Data for processing:
** Begin **

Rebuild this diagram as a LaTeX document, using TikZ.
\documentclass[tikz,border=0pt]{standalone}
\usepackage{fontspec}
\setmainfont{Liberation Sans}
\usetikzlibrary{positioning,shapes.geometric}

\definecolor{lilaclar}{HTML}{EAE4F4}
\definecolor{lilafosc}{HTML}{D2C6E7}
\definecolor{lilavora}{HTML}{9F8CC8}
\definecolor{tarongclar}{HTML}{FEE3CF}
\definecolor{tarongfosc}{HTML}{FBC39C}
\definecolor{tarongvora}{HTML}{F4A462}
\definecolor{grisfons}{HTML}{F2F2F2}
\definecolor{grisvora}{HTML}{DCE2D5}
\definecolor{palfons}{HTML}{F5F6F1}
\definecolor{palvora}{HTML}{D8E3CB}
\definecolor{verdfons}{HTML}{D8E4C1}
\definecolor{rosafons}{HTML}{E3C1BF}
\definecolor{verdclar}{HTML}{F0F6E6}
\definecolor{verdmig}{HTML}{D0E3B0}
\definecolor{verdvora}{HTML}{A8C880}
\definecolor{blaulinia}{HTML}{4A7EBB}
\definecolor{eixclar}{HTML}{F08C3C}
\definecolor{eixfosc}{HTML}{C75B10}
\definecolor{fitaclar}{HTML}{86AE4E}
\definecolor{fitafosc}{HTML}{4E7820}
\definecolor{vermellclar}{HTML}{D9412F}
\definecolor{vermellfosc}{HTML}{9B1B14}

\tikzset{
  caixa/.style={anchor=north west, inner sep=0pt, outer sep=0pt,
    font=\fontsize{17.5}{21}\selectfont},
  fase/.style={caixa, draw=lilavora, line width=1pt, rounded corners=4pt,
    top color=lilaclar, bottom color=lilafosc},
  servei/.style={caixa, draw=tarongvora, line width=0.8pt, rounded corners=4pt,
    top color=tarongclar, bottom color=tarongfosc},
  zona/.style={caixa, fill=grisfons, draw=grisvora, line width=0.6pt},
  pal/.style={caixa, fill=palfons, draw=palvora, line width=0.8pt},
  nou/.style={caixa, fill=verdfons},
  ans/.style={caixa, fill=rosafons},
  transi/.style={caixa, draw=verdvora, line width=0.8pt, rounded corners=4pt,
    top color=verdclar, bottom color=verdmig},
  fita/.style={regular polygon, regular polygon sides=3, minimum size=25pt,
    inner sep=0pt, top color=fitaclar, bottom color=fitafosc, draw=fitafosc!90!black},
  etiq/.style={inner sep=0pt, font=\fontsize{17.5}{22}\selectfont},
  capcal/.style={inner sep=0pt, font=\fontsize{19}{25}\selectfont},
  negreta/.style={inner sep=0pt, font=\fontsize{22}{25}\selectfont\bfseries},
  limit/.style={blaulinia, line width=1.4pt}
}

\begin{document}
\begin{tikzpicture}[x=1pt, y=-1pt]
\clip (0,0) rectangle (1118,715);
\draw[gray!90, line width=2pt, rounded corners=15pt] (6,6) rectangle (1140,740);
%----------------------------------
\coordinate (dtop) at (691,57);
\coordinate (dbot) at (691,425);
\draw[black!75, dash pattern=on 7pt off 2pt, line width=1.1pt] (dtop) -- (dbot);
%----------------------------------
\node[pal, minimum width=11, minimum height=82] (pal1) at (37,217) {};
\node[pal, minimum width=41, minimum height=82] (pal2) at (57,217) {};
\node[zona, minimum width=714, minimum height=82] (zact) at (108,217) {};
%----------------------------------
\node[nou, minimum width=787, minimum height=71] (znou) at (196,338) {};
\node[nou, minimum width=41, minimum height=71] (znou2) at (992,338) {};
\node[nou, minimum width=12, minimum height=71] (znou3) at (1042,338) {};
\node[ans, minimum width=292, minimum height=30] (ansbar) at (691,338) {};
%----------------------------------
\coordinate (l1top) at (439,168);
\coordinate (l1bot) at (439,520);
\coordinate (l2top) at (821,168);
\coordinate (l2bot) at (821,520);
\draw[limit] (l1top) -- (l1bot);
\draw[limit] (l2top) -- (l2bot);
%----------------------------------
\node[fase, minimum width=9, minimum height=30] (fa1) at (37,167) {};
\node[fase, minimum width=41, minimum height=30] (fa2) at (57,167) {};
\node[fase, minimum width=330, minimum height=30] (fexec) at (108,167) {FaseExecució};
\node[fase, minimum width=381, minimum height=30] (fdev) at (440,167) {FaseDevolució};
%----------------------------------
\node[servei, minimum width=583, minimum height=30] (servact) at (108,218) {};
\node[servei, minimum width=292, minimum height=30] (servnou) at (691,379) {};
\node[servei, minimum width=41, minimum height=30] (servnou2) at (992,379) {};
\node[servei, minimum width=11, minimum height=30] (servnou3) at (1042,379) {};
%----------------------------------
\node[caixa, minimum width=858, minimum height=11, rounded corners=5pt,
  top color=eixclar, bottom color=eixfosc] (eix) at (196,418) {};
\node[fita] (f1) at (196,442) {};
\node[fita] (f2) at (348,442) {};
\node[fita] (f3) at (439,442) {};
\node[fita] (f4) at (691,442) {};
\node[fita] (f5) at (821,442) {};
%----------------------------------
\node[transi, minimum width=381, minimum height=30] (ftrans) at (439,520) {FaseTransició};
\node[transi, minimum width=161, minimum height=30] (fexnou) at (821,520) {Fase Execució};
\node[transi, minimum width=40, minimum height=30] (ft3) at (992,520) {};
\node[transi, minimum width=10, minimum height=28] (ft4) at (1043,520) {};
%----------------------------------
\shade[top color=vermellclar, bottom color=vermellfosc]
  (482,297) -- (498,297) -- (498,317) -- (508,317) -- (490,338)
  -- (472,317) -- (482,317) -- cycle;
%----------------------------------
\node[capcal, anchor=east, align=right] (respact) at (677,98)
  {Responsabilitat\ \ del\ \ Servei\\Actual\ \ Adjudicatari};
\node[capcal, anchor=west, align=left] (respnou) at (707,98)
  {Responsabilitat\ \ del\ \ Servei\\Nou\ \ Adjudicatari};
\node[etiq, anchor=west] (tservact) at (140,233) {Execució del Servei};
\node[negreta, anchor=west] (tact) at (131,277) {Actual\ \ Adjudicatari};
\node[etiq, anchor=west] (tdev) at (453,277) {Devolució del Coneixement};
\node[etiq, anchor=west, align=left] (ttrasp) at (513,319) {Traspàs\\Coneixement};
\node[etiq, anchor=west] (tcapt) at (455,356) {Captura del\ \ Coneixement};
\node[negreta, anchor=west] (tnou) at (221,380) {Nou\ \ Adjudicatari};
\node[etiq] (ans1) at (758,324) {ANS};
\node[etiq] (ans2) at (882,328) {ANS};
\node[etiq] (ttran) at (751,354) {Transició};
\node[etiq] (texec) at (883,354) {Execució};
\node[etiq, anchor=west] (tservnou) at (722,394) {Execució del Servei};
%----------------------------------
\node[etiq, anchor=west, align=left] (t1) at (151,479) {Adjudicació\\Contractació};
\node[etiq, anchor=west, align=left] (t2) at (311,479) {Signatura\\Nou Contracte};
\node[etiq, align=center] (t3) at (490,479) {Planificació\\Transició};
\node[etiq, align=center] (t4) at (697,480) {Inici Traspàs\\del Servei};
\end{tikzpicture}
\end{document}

** End **
** Begin **

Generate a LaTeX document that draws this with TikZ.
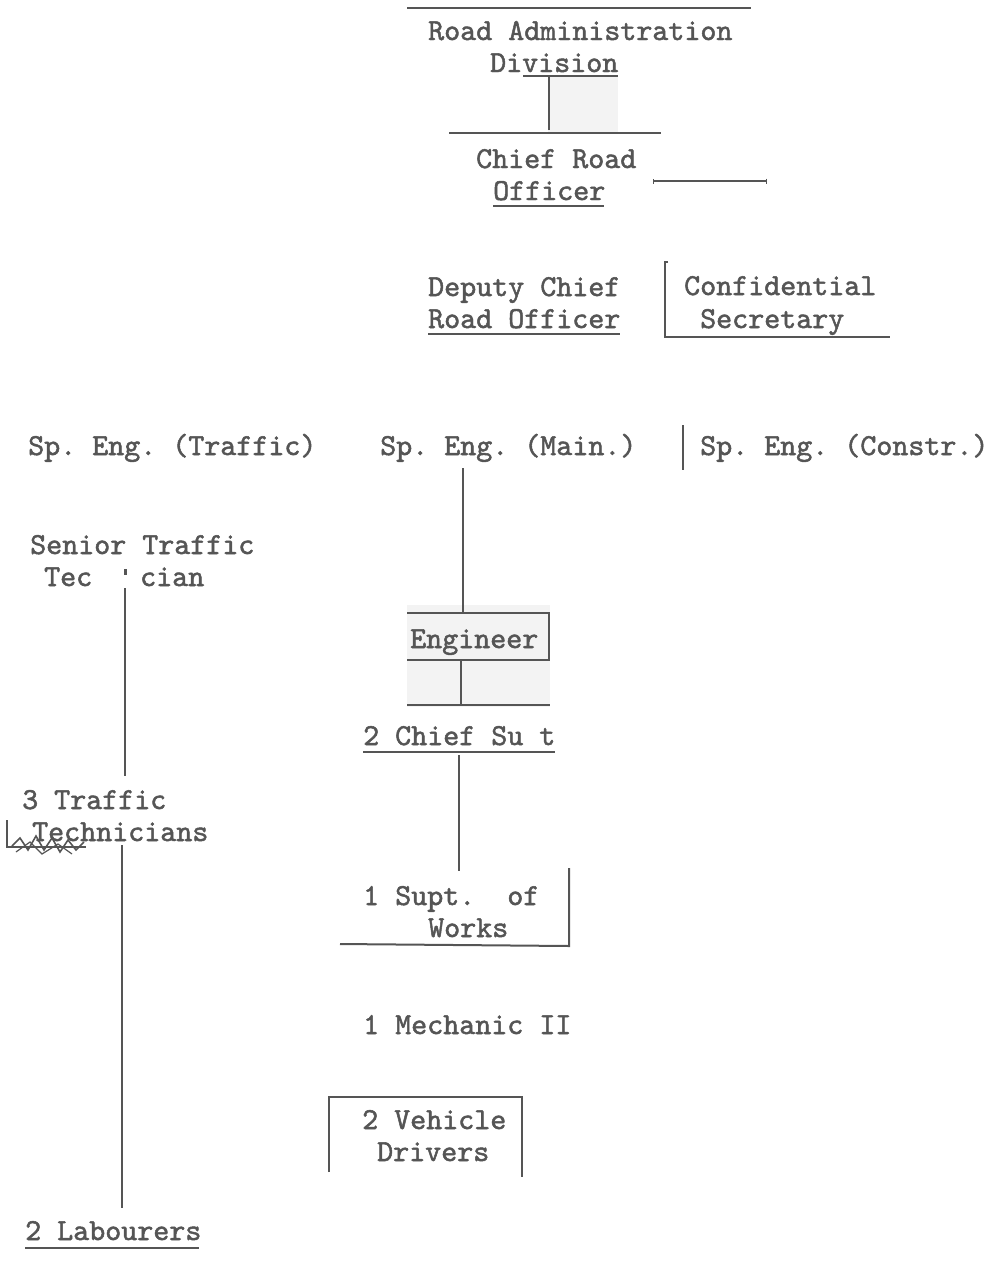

** End **
** Begin **

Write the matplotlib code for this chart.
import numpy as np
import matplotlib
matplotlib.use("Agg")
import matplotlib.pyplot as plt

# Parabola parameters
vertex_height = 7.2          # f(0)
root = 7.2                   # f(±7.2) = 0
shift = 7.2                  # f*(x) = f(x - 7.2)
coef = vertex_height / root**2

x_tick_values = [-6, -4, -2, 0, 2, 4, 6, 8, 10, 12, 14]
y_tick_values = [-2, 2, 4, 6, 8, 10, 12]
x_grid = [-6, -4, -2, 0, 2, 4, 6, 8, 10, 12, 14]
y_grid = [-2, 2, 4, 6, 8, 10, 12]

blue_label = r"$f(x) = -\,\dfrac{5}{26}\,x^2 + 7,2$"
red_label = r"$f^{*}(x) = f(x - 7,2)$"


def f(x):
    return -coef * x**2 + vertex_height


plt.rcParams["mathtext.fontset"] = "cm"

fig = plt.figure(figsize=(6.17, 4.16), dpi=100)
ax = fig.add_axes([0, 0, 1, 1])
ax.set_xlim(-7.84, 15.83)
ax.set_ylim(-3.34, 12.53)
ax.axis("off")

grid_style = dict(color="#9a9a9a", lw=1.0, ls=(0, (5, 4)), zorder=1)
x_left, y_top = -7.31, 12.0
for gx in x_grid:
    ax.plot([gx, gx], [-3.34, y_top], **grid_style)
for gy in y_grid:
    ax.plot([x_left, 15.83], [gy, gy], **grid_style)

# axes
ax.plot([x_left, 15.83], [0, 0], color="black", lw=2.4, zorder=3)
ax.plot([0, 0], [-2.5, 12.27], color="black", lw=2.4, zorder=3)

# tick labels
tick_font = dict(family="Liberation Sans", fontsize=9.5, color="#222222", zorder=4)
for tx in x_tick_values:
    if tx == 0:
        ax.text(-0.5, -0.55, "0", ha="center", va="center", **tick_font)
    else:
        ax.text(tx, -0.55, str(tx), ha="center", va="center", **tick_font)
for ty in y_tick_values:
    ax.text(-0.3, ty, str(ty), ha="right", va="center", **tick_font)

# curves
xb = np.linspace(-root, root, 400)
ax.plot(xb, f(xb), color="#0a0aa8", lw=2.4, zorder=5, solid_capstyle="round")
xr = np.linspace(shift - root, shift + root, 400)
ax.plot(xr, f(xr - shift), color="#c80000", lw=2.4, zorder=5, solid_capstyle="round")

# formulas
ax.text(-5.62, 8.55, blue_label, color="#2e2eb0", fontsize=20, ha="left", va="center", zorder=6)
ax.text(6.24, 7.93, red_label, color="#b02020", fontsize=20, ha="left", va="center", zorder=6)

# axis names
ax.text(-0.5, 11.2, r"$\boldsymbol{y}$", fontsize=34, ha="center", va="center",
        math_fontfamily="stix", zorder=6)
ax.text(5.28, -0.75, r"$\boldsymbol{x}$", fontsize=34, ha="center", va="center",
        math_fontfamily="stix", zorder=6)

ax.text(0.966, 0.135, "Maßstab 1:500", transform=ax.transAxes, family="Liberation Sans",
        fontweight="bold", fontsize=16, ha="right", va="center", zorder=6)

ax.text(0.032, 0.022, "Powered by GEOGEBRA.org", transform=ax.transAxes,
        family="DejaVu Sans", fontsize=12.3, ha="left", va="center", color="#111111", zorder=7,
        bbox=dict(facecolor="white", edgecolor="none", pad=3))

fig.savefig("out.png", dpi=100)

** End **

Description of the task: Find every line in the records above that contains the word "this", and copy each one.

Answer for the task:
Rebuild this diagram as a LaTeX document, using TikZ.
Generate a LaTeX document that draws this with TikZ.
Write the matplotlib code for this chart.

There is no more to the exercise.